Little of Óengus's life and career is reliably attested. The most important sources include internal evidence from the Félire, a later Middle Irish preface to that work, a biographic poem beginning Aíbind suide sund amne ("Delightful to sit here thus") and the entry for his feast-day inserted into the Martyrology of Tallaght.

He was known as a son of Óengoba and grandson of Oíblén, who is mentioned in a later genealogy as belonging to the Dál nAraidi, a ruling kindred in the north-east of Ireland. A late account prefaced to the Martyrology asserts that Óengus was born in Clúain Édnech or Eidnech (Clonenagh, Co. Laois), not far from the present town of Mountrath, and brought up at the monastic school founded there by St Fintan, where also his body was buried. The claim may be spurious, since the Félire itself accords no such importance to the monastic foundation or its patron saint St Fintan.

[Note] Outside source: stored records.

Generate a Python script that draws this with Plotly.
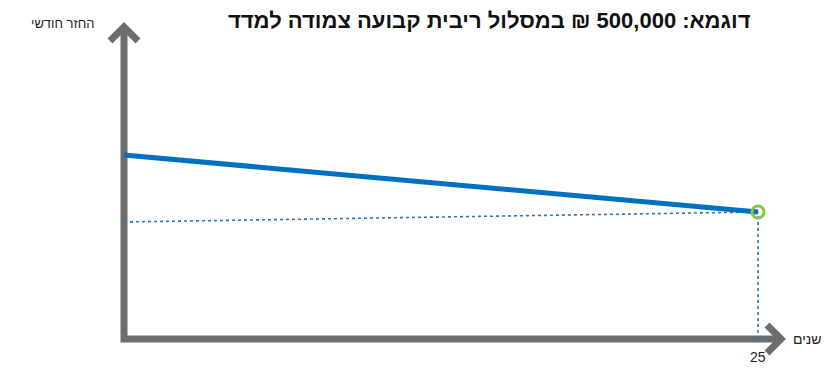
import plotly.graph_objects as go

# Data (arbitrary units of monthly repayment, years)
years = [0, 25]
payment_linked = [184, 127]        # nominal monthly repayment (solid line)
payment_real_ref = [117, 127]      # dotted reference line
end_year = [25]
end_payment = [127]
x_tick_labels = ["25"]

title_text = "דוגמא: 500,000 ₪ במסלול ריבית קבועה צמודה למדד"
y_label = "החזר חודשי"
x_label = "שנים"

PAGE_W, PAGE_H = 839, 378
OFF = 8                            # default body margin of the html page
W, H = PAGE_W - OFF, PAGE_H - OFF
X0PX, X25PX = 124, 758
k = 25 / (X25PX - X0PX)           # data units per pixel (x)
Y0PX = 339                         # page pixel row of y = 0


def px_x(p):
    return (p - X0PX) * k


def px_y(p):
    return Y0PX - p


GREY = "#6d6d71"
BLUE = "#0070c0"
DOT = "#2e75b6"
GREEN = "#8cc63e"

fig = go.Figure()

# axis lines with arrow heads (decoration)
fig.add_trace(go.Scatter(
    x=[px_x(124), px_x(124), px_x(781)],
    y=[px_y(27), px_y(339), px_y(339)],
    mode="lines", line=dict(color=GREY, width=7), hoverinfo="skip", showlegend=False))
fig.add_trace(go.Scatter(
    x=[px_x(110), px_x(124), px_x(138)],
    y=[px_y(41), px_y(27), px_y(41)],
    mode="lines", line=dict(color=GREY, width=7), hoverinfo="skip", showlegend=False))
fig.add_trace(go.Scatter(
    x=[px_x(767), px_x(781), px_x(767)],
    y=[px_y(325), px_y(339), px_y(353)],
    mode="lines", line=dict(color=GREY, width=7), hoverinfo="skip", showlegend=False))

# dotted guide lines
fig.add_trace(go.Scatter(
    x=years, y=payment_real_ref, mode="lines",
    line=dict(color=DOT, width=1.6, dash="dot"), hoverinfo="skip", showlegend=False))
fig.add_trace(go.Scatter(
    x=[end_year[0], end_year[0]], y=[0, end_payment[0]], mode="lines",
    line=dict(color=DOT, width=1.6, dash="dot"), hoverinfo="skip", showlegend=False))

# main line
fig.add_trace(go.Scatter(
    x=years, y=payment_linked, mode="lines",
    line=dict(color=BLUE, width=5), showlegend=False))

# end marker
fig.add_trace(go.Scatter(
    x=end_year, y=end_payment, mode="markers",
    marker=dict(size=12, color="rgba(255,255,255,0)", line=dict(color=GREEN, width=3)),
    showlegend=False))

fig.update_xaxes(range=[px_x(OFF), px_x(PAGE_W)], visible=False, fixedrange=True)
fig.update_yaxes(range=[px_y(PAGE_H), px_y(OFF)], visible=False, fixedrange=True)

fig.add_annotation(x=px_x(489), y=px_y(20), text="<b>" + title_text + "</b>",
                   showarrow=False, font=dict(family="Liberation Sans", size=22, color="#111111"),
                   xanchor="center", yanchor="middle")
fig.add_annotation(x=px_x(63), y=px_y(23), text=y_label, showarrow=False,
                   font=dict(family="Liberation Sans", size=13, color="#222222"),
                   xanchor="center", yanchor="middle")
fig.add_annotation(x=px_x(807), y=px_y(339), text=x_label, showarrow=False,
                   font=dict(family="Liberation Sans", size=14, color="#222222"),
                   xanchor="center", yanchor="middle")
fig.add_annotation(x=end_year[0], y=px_y(357), text=x_tick_labels[0], showarrow=False,
                   font=dict(family="Liberation Sans", size=14, color="#222222"),
                   xanchor="center", yanchor="middle")

fig.update_layout(width=W, height=H, margin=dict(l=0, r=0, t=0, b=0),
                  paper_bgcolor="white", plot_bgcolor="white")

fig.write_html("out.html")
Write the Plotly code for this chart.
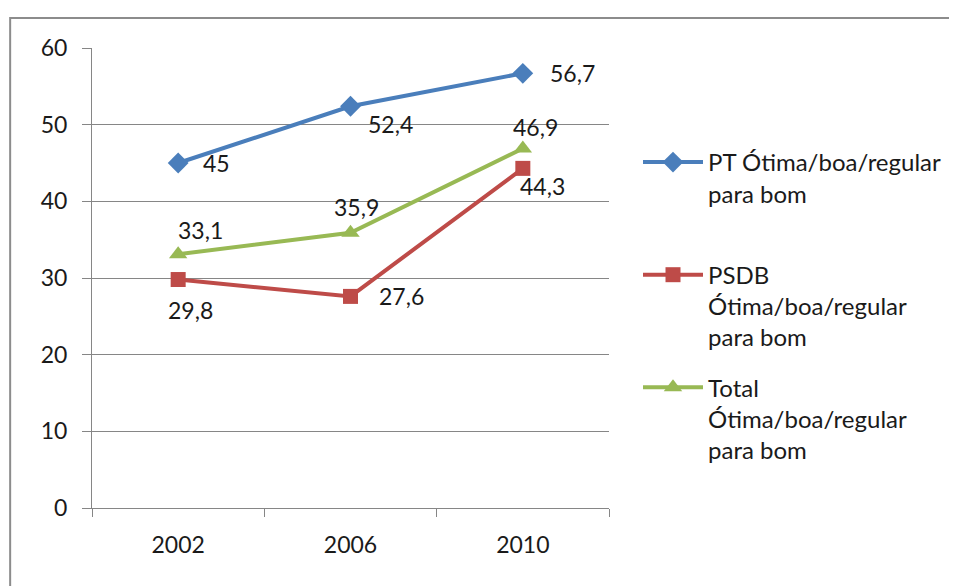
import plotly.graph_objects as go

years = ["2002", "2006", "2010"]
pt_values = [45, 52.4, 56.7]
psdb_values = [29.8, 27.6, 44.3]
total_values = [33.1, 35.9, 46.9]
series_names = [
    "PT Ótima/boa/regular<br>para bom<br> ",
    "PSDB<br>Ótima/boa/regular<br>para bom",
    "Total<br>Ótima/boa/regular<br>para bom",
]
y_ticks = [0, 10, 20, 30, 40, 50, 60]

# page body has an 8px margin; figure sits at (8,8)
OFF = 8
W, H = 957 - OFF, 586 - OFF
L, R, T, B = 92 - OFF, 957 - 610, 48 - OFF, 586 - 508
FONT = "Lato"
FS = 23
TXT = "#1a1a1a"

fig = go.Figure()
fig.add_trace(go.Scatter(x=years, y=pt_values, name=series_names[0], mode="lines+markers",
                         line=dict(color="#4A7EBB", width=4),
                         marker=dict(symbol="diamond", size=16, color="#4A7EBB"),
                         legendgroup="a"))
fig.add_trace(go.Scatter(x=years, y=psdb_values, name=series_names[1], mode="lines+markers",
                         line=dict(color="#BE4B48", width=4),
                         marker=dict(symbol="square", size=15, color="#BE4B48"),
                         legendgroup="b"))
fig.add_trace(go.Scatter(x=years, y=total_values, name=series_names[2], mode="lines+markers",
                         line=dict(color="#98B954", width=4),
                         marker=dict(symbol="triangle-up", size=16, color="#98B954"),
                         legendgroup="c"))

def fmt(v):
    return ("%g" % v).replace(".", ",")

# label offsets (pixels) per series/point
pt_off = [(38, 0), (40, -18), (50, 0)]
psdb_off = [(12, -30), (51, 0), (20, -18)]
total_off = [(22, 24), (6, 26), (13, 21)]
for vals, offs in ((pt_values, pt_off), (psdb_values, psdb_off), (total_values, total_off)):
    for i, (yv, (dx, dy)) in enumerate(zip(vals, offs)):
        fig.add_annotation(x=i, y=yv, xref="x", yref="y", text=fmt(yv), showarrow=False,
                           xshift=dx, yshift=dy,
                           font=dict(family=FONT, size=FS, color=TXT))

def px_to_paper_x(px):
    return (px - OFF - L) / (W - L - R)
def px_to_paper_y(py):
    return 1 - (py - OFF - T) / (H - T - B)

# chart border
fig.add_shape(type="rect", xref="paper", yref="paper",
              x0=px_to_paper_x(10), x1=px_to_paper_x(957 + 20),
              y0=px_to_paper_y(586 + 20), y1=px_to_paper_y(18),
              line=dict(color="#8c8c8c", width=2), fillcolor="rgba(0,0,0,0)", layer="below")

fig.update_layout(
    width=W, height=H,
    margin=dict(l=L, r=R, t=T, b=B),
    paper_bgcolor="white", plot_bgcolor="white",
    font=dict(family=FONT, size=FS, color=TXT),
    showlegend=True,
    legend=dict(x=px_to_paper_x(638), y=px_to_paper_y(140), xanchor="left", yanchor="top",
                font=dict(family=FONT, size=24, color=TXT),
                valign="top", tracegroupgap=16, itemwidth=60,
                bgcolor="rgba(0,0,0,0)"),
    xaxis=dict(type="category", range=[-0.5, 2.5], showgrid=False,
               showline=True, linecolor="#868686", linewidth=1,
               ticks="outside", tickson="boundaries", ticklen=8, tickcolor="#868686",
               tickfont=dict(family=FONT, size=FS, color=TXT), ticklabelstandoff=16),
    yaxis=dict(range=[0, 60], tickvals=y_ticks, showgrid=True, gridcolor="#868686", gridwidth=1,
               showline=True, linecolor="#868686", linewidth=1,
               ticks="outside", ticklen=9, tickcolor="#868686", zeroline=False,
               tickfont=dict(family=FONT, size=FS, color=TXT), ticklabelstandoff=10),
)

fig.write_html("out.html")
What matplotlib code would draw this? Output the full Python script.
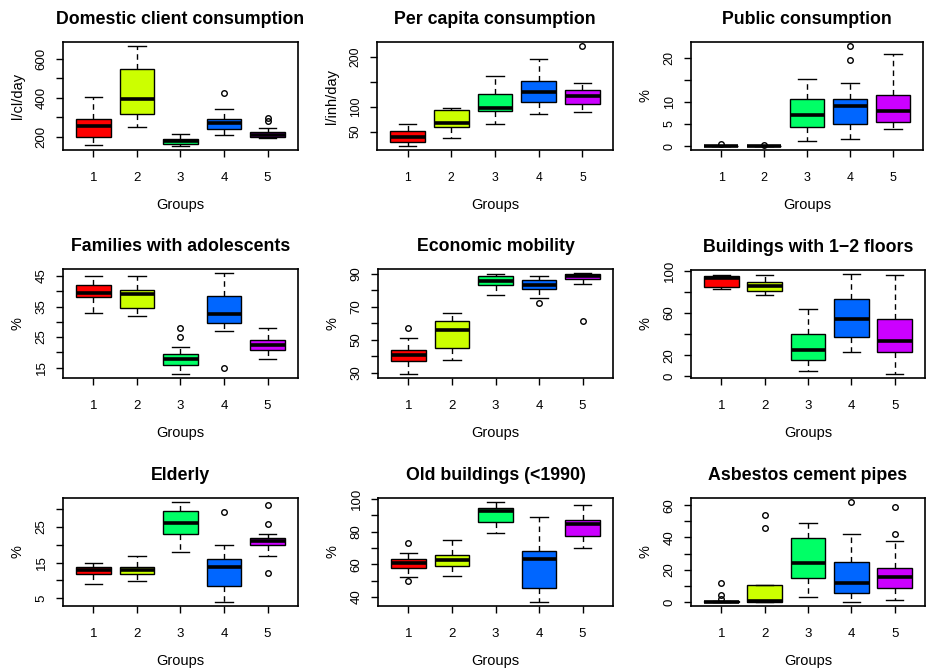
import matplotlib
matplotlib.use("Agg")
import matplotlib.pyplot as plt

plt.rcParams['font.family'] = ['Liberation Sans', 'DejaVu Sans']

groups = ["1", "2", "3", "4", "5"]
colors = ["#FF0000", "#CCFF00", "#00FF66", "#0066FF", "#CC00FF"]

titles = ["Domestic client consumption", "Per capita consumption", "Public consumption",
          "Families with adolescents", "Economic mobility", "Buildings with 1\u22122 floors",
          "Elderly", "Old buildings (<1990)", "Asbestos cement pipes"]
ylabels = ["l/cl/day", "l/inh/day", "%", "%", "%", "%", "%", "%", "%"]

# per panel: whislo, q1, med, q3, whishi (one entry per group), fliers
whislo = [
    [159, 252, 152, 210, 193],
    [21, 37, 66, 85, 89],
    [0, 0, 1.1, 1.5, 3.9],
    [33, 32, 12.9, 27, 17.9],
    [29.2, 37.9, 77.2, 75.4, 84.1],
    [82.6, 77, 5.4, 23, 2.2],
    [8.9, 9.9, 17.9, 4, 16.9],
    [52, 53, 79, 37, 70],
    [0, 0, 3.1, 0, 1],
]
q1 = [
    [197, 315, 162, 241, 200],
    [29, 59, 91, 109, 105],
    [0, 0, 4.2, 5.1, 5.5],
    [38.1, 34.5, 15.9, 29.5, 20.9],
    [37.1, 45, 83.5, 80.6, 87.1],
    [84.9, 80.8, 15.1, 37.2, 23],
    [11.8, 11.8, 22.9, 8.4, 19.9],
    [57.8, 59, 86.1, 45.5, 77.1],
    [0, 0, 14.7, 5.4, 8.9],
]
med = [
    [255, 394, 176, 270, 207],
    [40, 68, 97, 129, 122],
    [0, 0, 7.1, 9.0, 8.0],
    [39.6, 39.1, 17.8, 32.5, 22.4],
    [40.8, 56.2, 85.5, 83.5, 89.0],
    [92.7, 85.2, 25.2, 53.9, 33.4],
    [13.0, 12.9, 26.1, 13.9, 21.0],
    [60.6, 62.7, 92.4, 63.1, 84.5],
    [0.2, 0.6, 24, 12, 15.5],
]
q3 = [
    [291, 545, 186, 291, 226],
    [52, 94, 125, 152, 133],
    [0, 0, 10.6, 10.7, 11.6],
    [42, 40.5, 19.3, 38.6, 23.9],
    [44, 61.1, 88.6, 86.3, 90.0],
    [95, 89.6, 39.7, 73.5, 54.6],
    [13.9, 13.9, 29.4, 16.1, 21.9],
    [63.3, 65.5, 94.3, 68.4, 87.1],
    [0.5, 10.8, 39.5, 24.8, 21.1],
]
whishi = [
    [404, 665, 215, 341, 246],
    [66, 98, 161, 195, 147],
    [0, 0, 15.1, 14.4, 20.8],
    [45, 45, 21.9, 46, 28],
    [51, 66, 90, 89, 90.5],
    [95.9, 95.6, 64, 96.8, 95.6],
    [15, 16.9, 31.9, 20, 23],
    [67, 75.1, 98.2, 89.2, 96.1],
    [0.5, 10.8, 49, 42, 38.1],
]
fliers = [
    [[], [], [], [423], [294, 282]],
    [[], [], [], [], [221]],
    [[0.35], [0.3], [], [22.7, 19.5], []],
    [[], [], [28.1, 25], [14.9], []],
    [[57.3], [], [], [72.1], [61.1]],
    [[], [], [], [], []],
    [[], [], [], [29], [31, 25.9, 12]],
    [[73, 49.8], [], [], [], []],
    [[12, 4.1, 1.9], [54.2, 45.9], [], [62], [59, 42]],
]

yticks = [
    [200, 300, 400, 500, 600],
    [50, 100, 150, 200],
    [0, 5, 10, 15, 20],
    [15, 20, 25, 30, 35, 40, 45],
    [30, 40, 50, 60, 70, 80, 90],
    [0, 20, 40, 60, 80, 100],
    [5, 10, 15, 20, 25, 30],
    [40, 50, 60, 70, 80, 90, 100],
    [0, 10, 20, 30, 40, 50, 60],
]
ytick_labels = [
    ["200", "", "400", "", "600"],
    ["50", "100", "", "200"],
    ["0", "5", "10", "", "20"],
    ["15", "", "25", "", "35", "", "45"],
    ["30", "", "50", "", "70", "", "90"],
    ["0", "20", "", "60", "", "100"],
    ["5", "", "15", "", "25", ""],
    ["40", "", "60", "", "80", "", "100"],
    ["0", "", "20", "", "40", "", "60"],
]

# panel rectangles in pixels: x0, x1, ytop, ybottom
rects = [
    (63, 298, 42, 150), (377, 613, 42, 150), (691, 923, 42, 150),
    (63, 298, 269, 378), (378, 613, 269, 378), (691, 925, 270, 378),
    (63, 298, 498, 606), (378, 613, 498, 606), (691, 925, 498, 606),
]
tick_fs = [9.5, 8.7, 9, 9.5, 9.5, 9.5, 9.5, 9.5, 9.5]

W, H = 928, 671
fig = plt.figure(figsize=(W / 100, H / 100), dpi=100)

for i in range(9):
    x0, x1, yt, yb = rects[i]
    ax = fig.add_axes([x0 / W, 1 - yb / H, (x1 - x0) / W, (yb - yt) / H])
    stats = []
    for g in range(5):
        stats.append(dict(whislo=whislo[i][g], q1=q1[i][g], med=med[i][g], q3=q3[i][g],
                          whishi=whishi[i][g], fliers=fliers[i][g], label=groups[g]))
    bp = ax.bxp(stats, positions=range(1, 6), widths=0.8, patch_artist=True,
                showfliers=True,
                boxprops=dict(linewidth=1.0, edgecolor="black"),
                medianprops=dict(color="black", linewidth=2.6, solid_capstyle="butt"),
                whiskerprops=dict(color="black", linewidth=1.0, linestyle=(0, (4, 3))),
                capprops=dict(color="black", linewidth=1.0),
                capwidths=0.4,
                flierprops=dict(marker="o", markerfacecolor="none", markeredgecolor="black",
                                markersize=4, markeredgewidth=1.0, linestyle="none"))
    for patch, c in zip(bp["boxes"], colors):
        patch.set_facecolor(c)
    # R-style axis limits (4% extension)
    allv = [v for g in range(5) for v in [whislo[i][g], whishi[i][g]] + list(fliers[i][g])]
    lo, hi = min(allv), max(allv)
    ext = (hi - lo) * 0.04
    ax.set_ylim(lo - ext, hi + ext)
    ax.set_xlim(0.3, 5.7)
    ax.set_xticks(range(1, 6))
    ax.set_xticklabels(groups)
    ax.set_yticks(yticks[i])
    ax.set_yticklabels(ytick_labels[i])
    ax.tick_params(axis="both", direction="out", length=5, width=1.0,
                   labelsize=tick_fs[i], colors="black")
    ax.tick_params(axis="x", pad=11)
    ax.tick_params(axis="y", pad=6)
    for lab in ax.get_yticklabels():
        lab.set_rotation(90)
        lab.set_va("center")
    for s in ax.spines.values():
        s.set_linewidth(1.2)
    ax.set_title(titles[i], fontsize=12.8, fontweight="bold", pad=13)
    ax.set_xlabel("Groups", fontsize=10.5, labelpad=10)
    ax.set_ylabel(ylabels[i], fontsize=10.5, labelpad=8)

fig.savefig("out.png", dpi=100)
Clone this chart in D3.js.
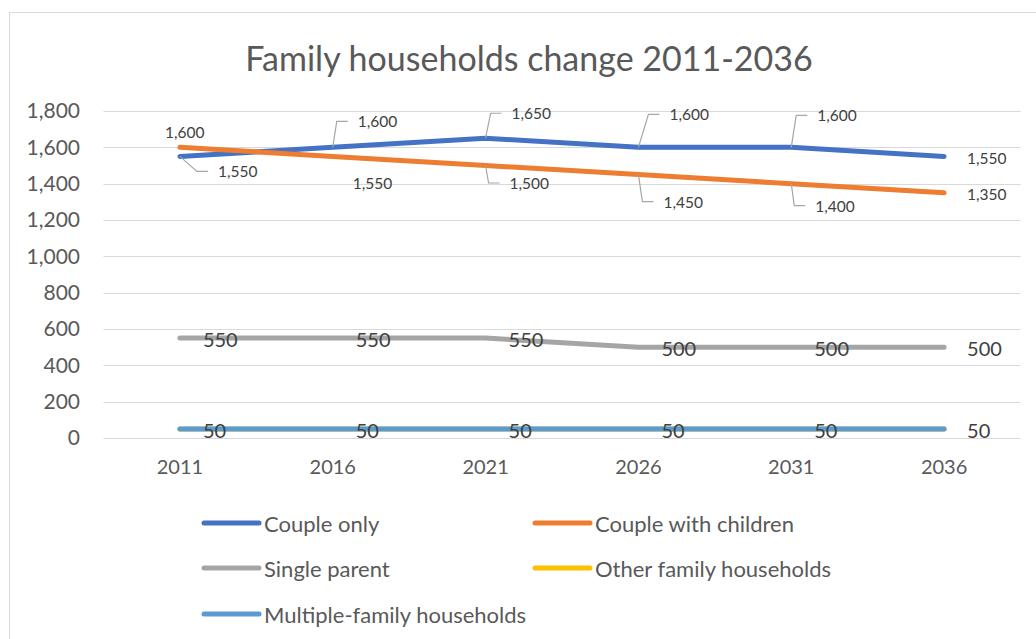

It is sufficiently clear that Óengus became a cleric, since he describes himself as such in the Félire using the more humble appellation of "pauper" (pauperán and deidblén in Old Irish). He was an important member of the community founded by St. Máel Ruain at Tallaght (now in South Dublin), in the borderlands of Leinster. Máel Ruain is described as his mentor (aite, also "fosterfather"). There are reasons for believing that Óengus was ordained to the office of bishop, a denomination which is first assigned to him in a list of saints inserted into the Martyrology of Tallaght (see below). If so, his influence may well have extended to the reformed communities which were associated with Tallaght, many of which were founded in Óengus's lifetime. In fact, two such monasteries in Co. Limerick and Co. Laois, both of them known as Dísert Óengusa ("Óengus's Hermitage"), bear his memory in name.